Commissioners set called meeting on mall purchase
As more details fall into place — and more come to light — the chairman of the Rowan County Board of Commissioners has called a special meeting Monday to take a final vote on buying Salisbury Mall.
A recently completed Phase II environmental study raised no red flags. And many of the mall’s remaining tenants “seem to be satisfied” with the situation, according to County Manager Gary Page.
Among the businesses he includes in that group are Badcock Furniture. Books-A-Million, Dollar Tree and K&W.
Thelma’s restaurant also plans to stay and is negotiating to use the space formerly occupied by a steakhouse, Page said.
Commissioners voted last month to buy the mall and were expected to close on the $3.45 million purchase earlier this week.
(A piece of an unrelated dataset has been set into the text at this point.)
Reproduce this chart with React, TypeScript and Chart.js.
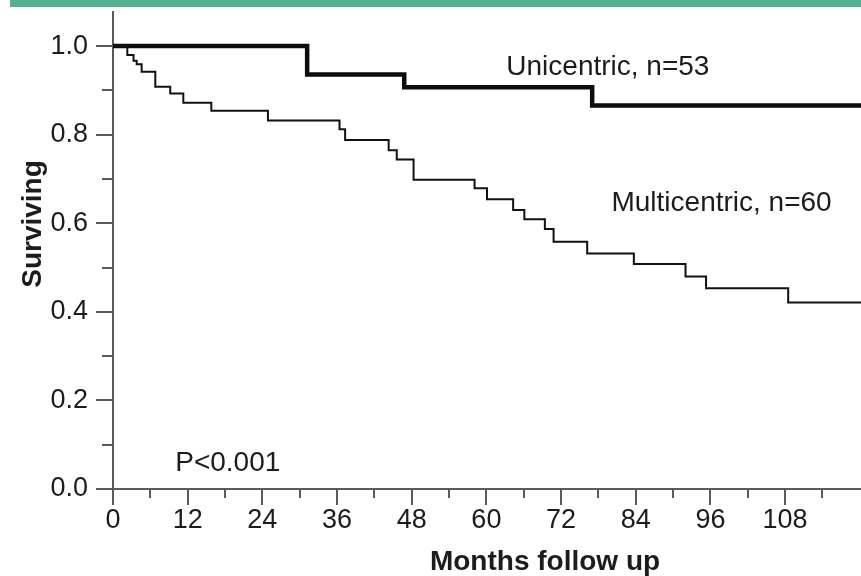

Instead, they delayed the closing until Dec. 16. Page said at the time financial issues had arisen that could affect commissioners’ decision.
One surprise the county encountered involves the Salisbury Cinemas, which shut down in early November because of sewage backups, said to have started in July. Namdar Realty Group of New York, which owns the mall and cinema, did not make repairs.
The cinema lease was generating $72,000 a year for the mall owner, and commissioners had hoped it could reopen soon.
According to Page, when county officials were meeting with the mall manager to assess the sewage problem recently, two trucks pulled up to the cinema. An earlier agreement with cinema operator stipulated that he could take the new seats he had installed, once he reached the end of his lease, Page said. But in addition to unbolting and carrying out the seats, the truck crews took the theater’s sound equipment, popcorn machine and other equipment.
“Technically, that’s one of the issues,” Page said.
Namdar, through its limited liability corporation North Salisbury Realty, bought the mall property in foreclosure in March 2012 for $2.5 million. That included the mall, cinema, K&W land and the Bojangles at 1939 Jake Alexander Blvd.
Some property excluded
The county’s $3.45 million purchase would not include all that property, however. Namdar separated Bojangles from the rest when he put the property up for auction in September. North Salisbury Realty sold the Bojangles building and property last month for $1.2 million.
The buyer listed on documents in the Register of Deeds’ office is Jean M. Mayer, trustee of the Jean Mayer Charitable Remainder Trust, of 43888 N. Fork Drive, Kaweah, Calif.
Page said the Bojangles parcel was never included in Rowan County’s deal and its sale had no impact on the county’s bid.
In the purchase agreement, the county is allowing the transaction to be treated as a “gift sale.” Namdar will be able to declare any difference between the $3.45 million sale price and the property’s appraised value as a donation for tax purposes. The county has assessed the value of the mall parcel alone at more than $6 million; the cinema and K&W land add another $1.1 million. Appraisals may come in higher.
Namdar also will be allowed to treat the transaction as a ”1031 exchange,” another tax-deferment tool that sellers of commercial property use.
No cost to taxpayers
Page says the purchase itself will not cost county taxpayers anything, since lease income is expected to cover overhead. Costs will arise only as the county retrofits the 320,000-square-foot building for new uses. Commissioners have talked about moving a few offices to the mall soon, such as the Board of Elections and the Veterans Service Office. The county would also build fences on the property to contain the county’s transportation department and new Sheriff’s Office lot for impounded vehicles, Page has said. The sheriff currently leases space to store the vehicles.
With Belk and JCPenney moving out of the mall earlier this year, large spaces remain empty.
Page calls the purchase a “leap of faith,” with the county buying the property at a fair price and systematically developing it over 15 to 20 years. That could cost $10 million to $15 million, he said.
Once the sale is official, the county will develop a long-range plan. Page said he doesn’t see the Justice Center figuring into the plan in the immediate future, since the county has invested millions in the courthouse and jail, including the recent completion of space for 48 inmates and two courtrooms.
“That justice center will meet the needs of the county for the next 20-plus years,” he said. “...In my opinion, the jail downtown is the anchor that you just can’t walk away from.”
He recently signed a three-year lease for office space downtown for probation officers. It would not make sense, he said, to put those offices at the mall when they’re so closely tied to the courthouse and jail.
One part of the county’s due diligence on the mall purchase was environmental testing. A Phase I study found a 50-gallon, above-ground diesel tank on the property, installed to fuel an emergency generator. For a Phase II study, ESP Associates took borings of the soil near the tank and tested them for petroleum hydrocarbons, diesel and gasoline range organics. ESP’s report, released Wednesday, said “all analytes were reported to be below laboratory reporting limits.”
Commissioners will meet 1 p.m. Monday on the second floor of the J. Newton Cohen Sr. Rowan County Administration Building, 130 W. Innes St. The agenda calls for them first to consider accepting a grant from the Salisbury Community Foundation for the Department of Social Services. Then they’ll go into closed session to discuss the mall purchase.
After that, Page says commissioners will go back into open session and “vote to stay the course or to stop.”